夢百夜 ~第四夜 凄い嫌われてる~

こんな夢を見た。

階段講義室で卒業式が行われ、それが終わると共に森田君が私の元にやってきた。
「俺お前のこと嫌いやねん。山村もお前のこと嫌いやって。」
良い機会だから言わしてもらう、そんなニュアンスで彼は言った。
思い当たる節はあった。
森田君はやんちゃだが愛嬌とユーモアのある子で、周りや親から愛されていた。
私は愛嬌もユーモアも無いから、優等生でありつつ中学生らしく振る舞う事で周りから愛されようとしていた。けれどそれは色々な嘘を吐きながら生きる事で、頭の良い森田君には見抜かれて、軽蔑されていただろう。
山村君は大学からの友達だった。思えば入学して間も無く表面上仲良くなった人だった。私は、もう無理な振る舞いは止める気で大学に通った。実家から離れた田舎の大学で、帰りたい時に帰り、居たい人と居て、思うままに生きる気だった。しかし、山村君は私と同じように遠い所からこの大学を選んで来たが、ここでの生活、特に人間関係をしっかりと充実させたがっていた。私は飲み会等の行事に対して、気が向かなければ断るスタンスを取ることにしていた。全員が集まるような飲み会にも、私だけが居ない事はままあった。山村君はクラス委員として、飲み会を開く側だった。彼は最初、クラスの活発なグループにも馴染めず、かといって落ち着いた私達と居るのもつまらないし、本当に辛そうだった。しかし、何もしてあげれなかった。
森田君は私を山村君の前に連れていった。
「なぁ山村、こいつの事嫌いやろ?」
山村君は森田君の問いに、苦笑いしながらも、当然だろといった様に頷いた。
「そうやったんや。ごめんな。」
私は謝った。本当はそんな事分かっていたけれど、気付いていなかった振りをした。またこんな嘘を吐くようになっていた。
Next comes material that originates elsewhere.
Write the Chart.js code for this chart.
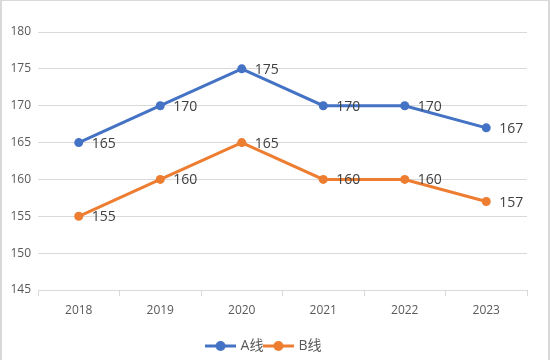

私は帰り道の途中、秋山君にあった。森田君と仲が良く、見る人にどこか愛らしさを覚えさせる人だった。
「秋山、俺の事嫌い?」
秋山君は薄く笑った。今まで陰で私の事を嫌っている話は何度も出ていて、その事がようやく本人であるこいつの耳に入ったのか。そんな風に笑っていた。
「何で嫌いなん?」
陰口を叩くなら、そこで挙げられた具体的な欠点もあるだろう。
「なんか40代のおばちゃんと喋ってるみたいやねん。俺藤原も嫌いやから。」
藤原は、40代の大学の英語の教師で、山村君は彼女を慕っていた。私が40代のおばちゃんぽいのは分かる気もするし、疎ましいのも分かる気がした。
公園に行って、公園に居る人たちからも嫌いだと言われ、嫌な気持ちで目を覚ましたが、文字に起こすと少し気が楽になった。お茶でも飲もう。